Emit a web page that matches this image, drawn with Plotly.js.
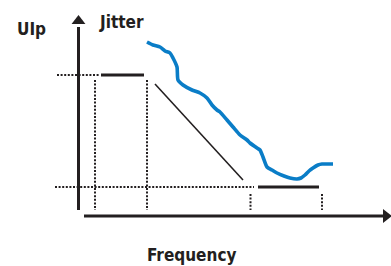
<!DOCTYPE html>
<html><head><meta charset="utf-8">
<script src="https://cdn.plot.ly/plotly-3.0.1.min.js"></script>
<style>html,body{margin:0;padding:0;background:#fff}#c{width:391px;height:266px}</style>
</head><body><div id="c"></div>
<script>
// Schematic units: x = frequency position, y = jitter level (downwards positive in view)
const axisYx = [78.5, 78.5], axisYy = [210, 27];
const axisXx = [84, 384], axisXy = [216, 216];
const arrowUp = {x: [78.5], y: [21]};
const arrowRight = {x: [386], y: [216]};

const maskHighX = [101, 144], maskHighY = [75, 75];
const maskSlopeX = [155, 243], maskSlopeY = [84, 180];
const maskLowX = [258, 319], maskLowY = [187, 187];

const guideTopX = [57, 100], guideTopY = [75, 75];
const guideBotX = [55, 254], guideBotY = [187, 187];
const guideV1X = [95, 95], guideV1Y = [80, 210];
const guideV2X = [147, 147], guideV2Y = [80, 210];
const guideV3X = [250.5, 250.5], guideV3Y = [194, 210];
const guideV4X = [322, 322], guideV4Y = [194, 210];

const jitterX = [147,153,160,165,170,173,177,178,183,192,200,207,212,217,220,227,233,240,247,250,257,260,263,267,272,277,284,290,297,301,305,309,313,318,322,327,333];
const jitterY = [42,45,47,51,53,58,67,80,85,90,93,98,105,110,112,120,127,135,140,143,148,150,157,167,170,173,176,178,179,178,175,171,168,165,164,164,164];

const labels = [
  {text: 'UIp', x: 15, y: 29},
  {text: 'Jitter', x: 97, y: 22},
  {text: 'Frequency', x: 145, y: 255}
];

const ink = '#231f20';
const dotLine = {color: ink, width: 2, dash: '2px,1.6px'};
function tr(x, y, line) { return {type: 'scatter', mode: 'lines', x: x, y: y, line: line, hoverinfo: 'skip', showlegend: false}; }

const data = [
  tr(guideTopX, guideTopY, dotLine),
  tr(guideBotX, guideBotY, dotLine),
  tr(guideV1X, guideV1Y, dotLine),
  tr(guideV2X, guideV2Y, dotLine),
  tr(guideV3X, guideV3Y, dotLine),
  tr(guideV4X, guideV4Y, dotLine),
  tr(axisYx, axisYy, {color: ink, width: 3}),
  tr(axisXx, axisXy, {color: ink, width: 3}),
  tr(maskHighX, maskHighY, {color: ink, width: 3}),
  tr(maskSlopeX, maskSlopeY, {color: ink, width: 1.6}),
  tr(maskLowX, maskLowY, {color: ink, width: 2.8}),
  tr(jitterX, jitterY, {color: '#0a7dc7', width: 3.6, shape: 'spline', smoothing: 0.6}),
  {type: 'scatter', mode: 'markers', x: arrowUp.x, y: arrowUp.y, marker: {symbol: 'triangle-up', size: 12, color: ink}, hoverinfo: 'skip', showlegend: false},
  {type: 'scatter', mode: 'markers', x: arrowRight.x, y: arrowRight.y, marker: {symbol: 'triangle-right', size: 12, color: ink}, hoverinfo: 'skip', showlegend: false}
];

const layout = {
  width: 391, height: 266,
  margin: {l: 0, r: 0, t: 0, b: 0},
  paper_bgcolor: '#fff', plot_bgcolor: '#fff',
  xaxis: {range: [0, 391], visible: false, fixedrange: true},
  yaxis: {range: [266, 0], visible: false, fixedrange: true},
  annotations: labels.map(l => ({
    text: '<b>' + l.text + '</b>', x: l.x, y: l.y, xref: 'x', yref: 'y',
    xanchor: 'left', yanchor: 'middle', showarrow: false,
    font: {family: 'DejaVu Sans Condensed, Liberation Sans Narrow, sans-serif', size: 17, color: ink}
  }))
};

Plotly.newPlot('c', data, layout, {staticPlot: true, displayModeBar: false});
</script></body></html>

──────────────────────────────

REQUEST —
Write the lines above out again exactly, without any of their pictures.

COMPLETE ANSWER —
Emit a web page that matches this image, drawn with Plotly.js.
<!DOCTYPE html>
<html><head><meta charset="utf-8">
<script src="https://cdn.plot.ly/plotly-3.0.1.min.js"></script>
<style>html,body{margin:0;padding:0;background:#fff}#c{width:391px;height:266px}</style>
</head><body><div id="c"></div>
<script>
// Schematic units: x = frequency position, y = jitter level (downwards positive in view)
const axisYx = [78.5, 78.5], axisYy = [210, 27];
const axisXx = [84, 384], axisXy = [216, 216];
const arrowUp = {x: [78.5], y: [21]};
const arrowRight = {x: [386], y: [216]};

const maskHighX = [101, 144], maskHighY = [75, 75];
const maskSlopeX = [155, 243], maskSlopeY = [84, 180];
const maskLowX = [258, 319], maskLowY = [187, 187];

const guideTopX = [57, 100], guideTopY = [75, 75];
const guideBotX = [55, 254], guideBotY = [187, 187];
const guideV1X = [95, 95], guideV1Y = [80, 210];
const guideV2X = [147, 147], guideV2Y = [80, 210];
const guideV3X = [250.5, 250.5], guideV3Y = [194, 210];
const guideV4X = [322, 322], guideV4Y = [194, 210];

const jitterX = [147,153,160,165,170,173,177,178,183,192,200,207,212,217,220,227,233,240,247,250,257,260,263,267,272,277,284,290,297,301,305,309,313,318,322,327,333];
const jitterY = [42,45,47,51,53,58,67,80,85,90,93,98,105,110,112,120,127,135,140,143,148,150,157,167,170,173,176,178,179,178,175,171,168,165,164,164,164];

const labels = [
  {text: 'UIp', x: 15, y: 29},
  {text: 'Jitter', x: 97, y: 22},
  {text: 'Frequency', x: 145, y: 255}
];

const ink = '#231f20';
const dotLine = {color: ink, width: 2, dash: '2px,1.6px'};
function tr(x, y, line) { return {type: 'scatter', mode: 'lines', x: x, y: y, line: line, hoverinfo: 'skip', showlegend: false}; }

const data = [
  tr(guideTopX, guideTopY, dotLine),
  tr(guideBotX, guideBotY, dotLine),
  tr(guideV1X, guideV1Y, dotLine),
  tr(guideV2X, guideV2Y, dotLine),
  tr(guideV3X, guideV3Y, dotLine),
  tr(guideV4X, guideV4Y, dotLine),
  tr(axisYx, axisYy, {color: ink, width: 3}),
  tr(axisXx, axisXy, {color: ink, width: 3}),
  tr(maskHighX, maskHighY, {color: ink, width: 3}),
  tr(maskSlopeX, maskSlopeY, {color: ink, width: 1.6}),
  tr(maskLowX, maskLowY, {color: ink, width: 2.8}),
  tr(jitterX, jitterY, {color: '#0a7dc7', width: 3.6, shape: 'spline', smoothing: 0.6}),
  {type: 'scatter', mode: 'markers', x: arrowUp.x, y: arrowUp.y, marker: {symbol: 'triangle-up', size: 12, color: ink}, hoverinfo: 'skip', showlegend: false},
  {type: 'scatter', mode: 'markers', x: arrowRight.x, y: arrowRight.y, marker: {symbol: 'triangle-right', size: 12, color: ink}, hoverinfo: 'skip', showlegend: false}
];

const layout = {
  width: 391, height: 266,
  margin: {l: 0, r: 0, t: 0, b: 0},
  paper_bgcolor: '#fff', plot_bgcolor: '#fff',
  xaxis: {range: [0, 391], visible: false, fixedrange: true},
  yaxis: {range: [266, 0], visible: false, fixedrange: true},
  annotations: labels.map(l => ({
    text: '<b>' + l.text + '</b>', x: l.x, y: l.y, xref: 'x', yref: 'y',
    xanchor: 'left', yanchor: 'middle', showarrow: false,
    font: {family: 'DejaVu Sans Condensed, Liberation Sans Narrow, sans-serif', size: 17, color: ink}
  }))
};

Plotly.newPlot('c', data, layout, {staticPlot: true, displayModeBar: false});
</script></body></html>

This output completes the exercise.